The paper introduces a realistic translation network that uses 2 conditional GANs to generate realistic images from virtual images. The intermediate images is the segmentation map which is the common ground between the real-world and virtual images. An RL agent was trained on the synthesized realistic images using A3C.

Motivations

RL algorithms for autonomous driving are trained on simulators. The driving policy trained on simulators doesn’t translate well to the real-world due to the discrepancy between virtual images and their corresponding real-world images.
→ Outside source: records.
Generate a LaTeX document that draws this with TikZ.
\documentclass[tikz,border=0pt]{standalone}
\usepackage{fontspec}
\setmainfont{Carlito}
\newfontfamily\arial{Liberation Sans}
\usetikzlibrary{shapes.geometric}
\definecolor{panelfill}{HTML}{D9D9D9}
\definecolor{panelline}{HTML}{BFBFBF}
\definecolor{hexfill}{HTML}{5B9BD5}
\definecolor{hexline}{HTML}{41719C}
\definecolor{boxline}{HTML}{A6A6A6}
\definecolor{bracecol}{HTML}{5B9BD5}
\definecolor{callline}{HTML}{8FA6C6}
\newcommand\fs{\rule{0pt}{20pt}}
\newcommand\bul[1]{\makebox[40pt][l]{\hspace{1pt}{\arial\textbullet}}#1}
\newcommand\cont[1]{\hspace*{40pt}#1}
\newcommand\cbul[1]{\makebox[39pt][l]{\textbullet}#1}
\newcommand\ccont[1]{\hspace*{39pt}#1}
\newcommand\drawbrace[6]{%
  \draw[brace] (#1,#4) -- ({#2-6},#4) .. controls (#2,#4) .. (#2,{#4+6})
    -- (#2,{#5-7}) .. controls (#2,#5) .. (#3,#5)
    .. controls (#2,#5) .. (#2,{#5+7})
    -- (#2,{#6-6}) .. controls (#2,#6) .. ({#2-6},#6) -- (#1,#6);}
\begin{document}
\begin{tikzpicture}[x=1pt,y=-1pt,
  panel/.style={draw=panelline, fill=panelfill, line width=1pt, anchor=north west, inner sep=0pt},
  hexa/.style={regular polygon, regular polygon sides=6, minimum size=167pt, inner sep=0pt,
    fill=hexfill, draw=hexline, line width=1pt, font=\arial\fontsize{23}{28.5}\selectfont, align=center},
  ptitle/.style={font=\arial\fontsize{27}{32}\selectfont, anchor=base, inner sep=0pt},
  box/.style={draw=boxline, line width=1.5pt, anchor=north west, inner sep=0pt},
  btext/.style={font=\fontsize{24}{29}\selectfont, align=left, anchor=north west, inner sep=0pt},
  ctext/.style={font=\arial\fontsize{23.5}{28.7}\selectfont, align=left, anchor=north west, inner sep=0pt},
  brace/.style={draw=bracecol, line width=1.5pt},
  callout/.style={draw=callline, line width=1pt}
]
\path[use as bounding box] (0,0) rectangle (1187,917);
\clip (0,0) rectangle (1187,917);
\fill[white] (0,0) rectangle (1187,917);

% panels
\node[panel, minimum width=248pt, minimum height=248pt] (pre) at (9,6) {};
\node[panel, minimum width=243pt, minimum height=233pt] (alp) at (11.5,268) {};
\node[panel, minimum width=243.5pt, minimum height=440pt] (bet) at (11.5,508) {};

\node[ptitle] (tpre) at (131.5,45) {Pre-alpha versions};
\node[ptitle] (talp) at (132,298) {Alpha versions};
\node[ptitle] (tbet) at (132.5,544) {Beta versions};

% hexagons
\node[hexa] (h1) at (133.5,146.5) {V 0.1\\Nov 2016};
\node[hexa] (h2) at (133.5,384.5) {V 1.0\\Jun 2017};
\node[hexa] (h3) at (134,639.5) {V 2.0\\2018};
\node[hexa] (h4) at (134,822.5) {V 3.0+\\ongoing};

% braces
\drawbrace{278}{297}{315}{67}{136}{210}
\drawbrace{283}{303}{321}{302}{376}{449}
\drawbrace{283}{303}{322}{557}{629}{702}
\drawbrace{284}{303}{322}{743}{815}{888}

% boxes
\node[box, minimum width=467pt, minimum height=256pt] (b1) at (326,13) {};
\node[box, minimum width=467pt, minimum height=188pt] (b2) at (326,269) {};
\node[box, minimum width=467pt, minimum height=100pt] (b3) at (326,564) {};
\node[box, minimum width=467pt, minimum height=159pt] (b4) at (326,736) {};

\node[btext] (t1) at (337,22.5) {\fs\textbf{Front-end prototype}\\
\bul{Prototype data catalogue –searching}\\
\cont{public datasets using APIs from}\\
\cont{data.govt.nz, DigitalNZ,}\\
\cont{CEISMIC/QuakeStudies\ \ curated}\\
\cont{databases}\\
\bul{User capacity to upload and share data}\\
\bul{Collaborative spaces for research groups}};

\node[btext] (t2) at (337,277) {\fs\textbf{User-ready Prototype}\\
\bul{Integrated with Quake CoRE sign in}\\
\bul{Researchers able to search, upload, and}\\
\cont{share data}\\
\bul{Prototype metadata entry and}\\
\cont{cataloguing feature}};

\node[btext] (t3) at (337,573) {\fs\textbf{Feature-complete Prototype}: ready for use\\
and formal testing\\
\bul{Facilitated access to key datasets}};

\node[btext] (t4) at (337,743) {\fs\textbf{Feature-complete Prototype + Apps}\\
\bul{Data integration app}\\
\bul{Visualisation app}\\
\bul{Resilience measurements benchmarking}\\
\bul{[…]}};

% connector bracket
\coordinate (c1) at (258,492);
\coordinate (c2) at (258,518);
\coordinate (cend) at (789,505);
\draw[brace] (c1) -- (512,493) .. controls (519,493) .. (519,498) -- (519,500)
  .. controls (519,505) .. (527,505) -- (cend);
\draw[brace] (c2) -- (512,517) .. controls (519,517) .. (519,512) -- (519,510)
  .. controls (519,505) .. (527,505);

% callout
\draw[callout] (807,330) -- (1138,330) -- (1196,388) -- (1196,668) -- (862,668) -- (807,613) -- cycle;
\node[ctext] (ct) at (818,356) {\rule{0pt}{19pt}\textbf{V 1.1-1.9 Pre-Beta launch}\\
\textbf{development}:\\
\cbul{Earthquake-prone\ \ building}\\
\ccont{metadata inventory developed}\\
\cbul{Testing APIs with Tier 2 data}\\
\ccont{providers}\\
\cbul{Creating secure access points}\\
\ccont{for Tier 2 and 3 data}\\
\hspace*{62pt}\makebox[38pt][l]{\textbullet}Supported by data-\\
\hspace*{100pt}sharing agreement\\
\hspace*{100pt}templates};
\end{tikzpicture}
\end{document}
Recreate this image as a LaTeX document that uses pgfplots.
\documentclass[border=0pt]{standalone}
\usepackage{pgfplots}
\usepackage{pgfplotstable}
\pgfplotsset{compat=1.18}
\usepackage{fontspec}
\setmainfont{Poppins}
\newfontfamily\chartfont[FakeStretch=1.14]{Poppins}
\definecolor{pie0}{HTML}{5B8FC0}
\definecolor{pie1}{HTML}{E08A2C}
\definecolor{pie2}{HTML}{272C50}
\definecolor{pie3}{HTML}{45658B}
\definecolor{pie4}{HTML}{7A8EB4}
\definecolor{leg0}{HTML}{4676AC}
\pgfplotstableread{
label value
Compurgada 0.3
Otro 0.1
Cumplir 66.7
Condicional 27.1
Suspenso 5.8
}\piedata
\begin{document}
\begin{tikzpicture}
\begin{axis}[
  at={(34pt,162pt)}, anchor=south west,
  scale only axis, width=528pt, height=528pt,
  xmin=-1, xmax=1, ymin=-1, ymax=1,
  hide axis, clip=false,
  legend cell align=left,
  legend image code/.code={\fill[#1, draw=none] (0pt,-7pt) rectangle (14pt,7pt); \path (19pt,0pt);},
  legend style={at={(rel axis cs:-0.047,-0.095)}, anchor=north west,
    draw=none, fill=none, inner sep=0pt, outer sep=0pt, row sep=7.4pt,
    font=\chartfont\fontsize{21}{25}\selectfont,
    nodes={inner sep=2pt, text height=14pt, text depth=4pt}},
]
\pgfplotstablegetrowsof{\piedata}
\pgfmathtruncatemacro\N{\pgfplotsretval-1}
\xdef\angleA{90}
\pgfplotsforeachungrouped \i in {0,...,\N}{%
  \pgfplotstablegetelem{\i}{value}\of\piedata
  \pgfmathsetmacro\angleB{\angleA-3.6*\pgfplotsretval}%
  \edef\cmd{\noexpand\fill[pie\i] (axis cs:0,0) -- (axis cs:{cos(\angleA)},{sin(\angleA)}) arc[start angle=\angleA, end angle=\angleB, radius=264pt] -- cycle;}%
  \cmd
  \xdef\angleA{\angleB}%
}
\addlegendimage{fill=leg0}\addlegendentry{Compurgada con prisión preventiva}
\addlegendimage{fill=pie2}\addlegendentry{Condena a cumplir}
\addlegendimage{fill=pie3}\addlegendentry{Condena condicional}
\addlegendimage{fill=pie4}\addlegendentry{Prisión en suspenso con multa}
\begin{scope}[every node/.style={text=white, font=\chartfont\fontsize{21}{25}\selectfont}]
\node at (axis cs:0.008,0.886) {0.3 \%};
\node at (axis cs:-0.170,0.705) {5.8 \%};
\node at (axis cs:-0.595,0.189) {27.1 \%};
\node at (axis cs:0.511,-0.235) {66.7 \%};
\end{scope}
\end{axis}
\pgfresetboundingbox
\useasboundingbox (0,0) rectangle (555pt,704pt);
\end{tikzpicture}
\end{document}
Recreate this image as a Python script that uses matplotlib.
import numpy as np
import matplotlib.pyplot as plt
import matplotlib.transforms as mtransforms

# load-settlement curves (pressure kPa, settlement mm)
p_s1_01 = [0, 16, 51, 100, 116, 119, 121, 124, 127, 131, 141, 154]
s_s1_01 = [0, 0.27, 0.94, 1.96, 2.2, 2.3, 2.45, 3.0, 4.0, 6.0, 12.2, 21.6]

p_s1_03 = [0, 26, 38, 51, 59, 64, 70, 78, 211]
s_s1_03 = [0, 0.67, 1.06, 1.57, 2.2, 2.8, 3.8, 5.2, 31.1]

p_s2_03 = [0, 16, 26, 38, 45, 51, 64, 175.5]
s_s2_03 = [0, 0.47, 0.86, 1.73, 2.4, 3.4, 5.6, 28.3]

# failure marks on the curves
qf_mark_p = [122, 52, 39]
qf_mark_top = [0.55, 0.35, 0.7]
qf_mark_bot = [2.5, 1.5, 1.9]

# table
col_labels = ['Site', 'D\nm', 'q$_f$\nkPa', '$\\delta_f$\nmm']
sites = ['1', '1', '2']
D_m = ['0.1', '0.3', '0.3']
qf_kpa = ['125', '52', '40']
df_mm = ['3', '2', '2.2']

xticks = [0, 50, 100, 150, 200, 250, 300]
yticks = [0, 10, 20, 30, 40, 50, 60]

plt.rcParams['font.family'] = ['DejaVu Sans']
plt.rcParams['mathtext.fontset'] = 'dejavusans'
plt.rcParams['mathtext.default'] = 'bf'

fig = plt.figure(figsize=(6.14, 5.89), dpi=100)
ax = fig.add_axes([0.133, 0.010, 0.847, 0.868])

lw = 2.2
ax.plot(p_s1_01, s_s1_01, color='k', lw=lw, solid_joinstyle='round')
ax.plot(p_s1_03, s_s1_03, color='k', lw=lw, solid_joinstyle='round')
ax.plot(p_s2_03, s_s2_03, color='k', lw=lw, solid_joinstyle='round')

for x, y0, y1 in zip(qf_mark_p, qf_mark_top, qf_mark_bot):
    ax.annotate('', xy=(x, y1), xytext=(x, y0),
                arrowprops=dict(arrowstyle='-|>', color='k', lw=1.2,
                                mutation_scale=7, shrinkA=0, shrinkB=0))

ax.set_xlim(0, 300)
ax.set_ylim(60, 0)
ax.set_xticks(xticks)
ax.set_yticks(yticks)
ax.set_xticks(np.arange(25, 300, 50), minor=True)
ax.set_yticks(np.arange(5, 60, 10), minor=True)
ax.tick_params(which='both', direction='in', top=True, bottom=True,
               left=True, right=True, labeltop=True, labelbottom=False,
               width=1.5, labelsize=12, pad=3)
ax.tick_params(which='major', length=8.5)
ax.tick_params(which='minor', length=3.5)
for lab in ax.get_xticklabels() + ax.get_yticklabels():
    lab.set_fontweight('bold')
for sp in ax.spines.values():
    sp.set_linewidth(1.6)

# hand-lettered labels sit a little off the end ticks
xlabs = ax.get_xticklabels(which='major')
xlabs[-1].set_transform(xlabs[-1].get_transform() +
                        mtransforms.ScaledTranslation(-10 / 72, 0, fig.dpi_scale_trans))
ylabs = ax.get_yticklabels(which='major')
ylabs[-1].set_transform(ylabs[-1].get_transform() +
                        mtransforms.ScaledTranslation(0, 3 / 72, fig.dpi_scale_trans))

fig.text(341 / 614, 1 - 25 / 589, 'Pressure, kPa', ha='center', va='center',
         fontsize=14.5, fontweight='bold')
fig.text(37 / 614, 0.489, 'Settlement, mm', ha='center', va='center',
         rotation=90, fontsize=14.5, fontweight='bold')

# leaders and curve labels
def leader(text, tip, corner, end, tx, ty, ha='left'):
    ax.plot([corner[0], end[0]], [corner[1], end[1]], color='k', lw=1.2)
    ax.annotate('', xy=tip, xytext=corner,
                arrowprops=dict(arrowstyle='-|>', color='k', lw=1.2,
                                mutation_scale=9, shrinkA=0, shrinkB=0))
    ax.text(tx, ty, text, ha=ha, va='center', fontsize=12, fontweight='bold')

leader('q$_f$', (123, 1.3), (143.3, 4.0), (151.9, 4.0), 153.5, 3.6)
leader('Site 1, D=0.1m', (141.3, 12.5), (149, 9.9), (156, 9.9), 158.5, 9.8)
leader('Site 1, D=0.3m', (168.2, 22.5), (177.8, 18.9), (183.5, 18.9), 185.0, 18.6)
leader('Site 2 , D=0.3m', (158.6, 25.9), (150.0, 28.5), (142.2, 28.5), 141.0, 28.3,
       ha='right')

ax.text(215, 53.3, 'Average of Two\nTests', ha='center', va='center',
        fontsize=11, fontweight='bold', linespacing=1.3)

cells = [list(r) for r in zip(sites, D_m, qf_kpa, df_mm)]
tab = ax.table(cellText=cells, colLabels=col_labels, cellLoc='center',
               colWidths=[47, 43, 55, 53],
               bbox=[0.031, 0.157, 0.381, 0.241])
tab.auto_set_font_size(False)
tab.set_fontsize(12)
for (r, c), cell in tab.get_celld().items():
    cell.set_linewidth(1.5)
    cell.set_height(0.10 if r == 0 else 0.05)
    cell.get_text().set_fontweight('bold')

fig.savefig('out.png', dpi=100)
But both the types of images have a common parsing structure (segmentation map) which can be exploited to generate realistic images in simulation.

Proposed Solution

The approach consists of 2 image-to-image translation networks. The first network translates the virtual images to their segmentation maps and the second network translates segmented images into their realistic counterparts. Both the networks are GANs and have the same architecture. An A3C with 9 discrete actions is trained on the synthesized realistic images. The authors claim that this is a seminal work of adapting driving policy trained using simulations to the real-world.

Evaluation of the solution

Only the steering angle has been used for measuring error. TORCS was used for experiments. Cityscapes dataset was used to obtain the real-world images. Comparison has been made with respect to 3 A3C agents trained using 3 different approaches.

  • Oracle: Training and testing on the same environment.
  • Proposed Method: Training on syntehsized realistic images from E-track. Testing on Cg-track2. The image translation networks were trained on images from both the training and testing tracks.
  • Domain randomization: Training on 10 different virtual environments. Testing on Cg-track2.

Analysis of the problem, idea, and evaluation

Pros

  • It could work for simple scenarios such as highway driving.
  • It Works better than domain randomization method.

Cons

  • The lane lines aren’t preserved in this approach ( NOTE: this may be a limitation of pix2pix ).
  • The synthesized real images are not always trust-worthy i.e. appearance road intersections even when they are not present in the ground truth data.
  • Difficult for the approach to work for urban driving scenarios.
  • The evaluation strategy predicts only steering angles and is hand-crafted since the actions are discrete.

Contributions

In general, the approach can generate a decent representation of road, trees, buildings, sky, grass, and sidewalks. The network architecture of the GANs and the A3C DRL, hyperparameters, and training data details have been provided by the authors.

Future directions

  • Segmentation maps are not unique. Adding info regarding the color and texture of objects.
  • Addition of more complex scenarios such as cars, traffic lights, road-signs, and pedestrians.

Questions

  • What are the advantages of this approach over training an RL agent on the segmentation map? Personally I think that this would be easier to train.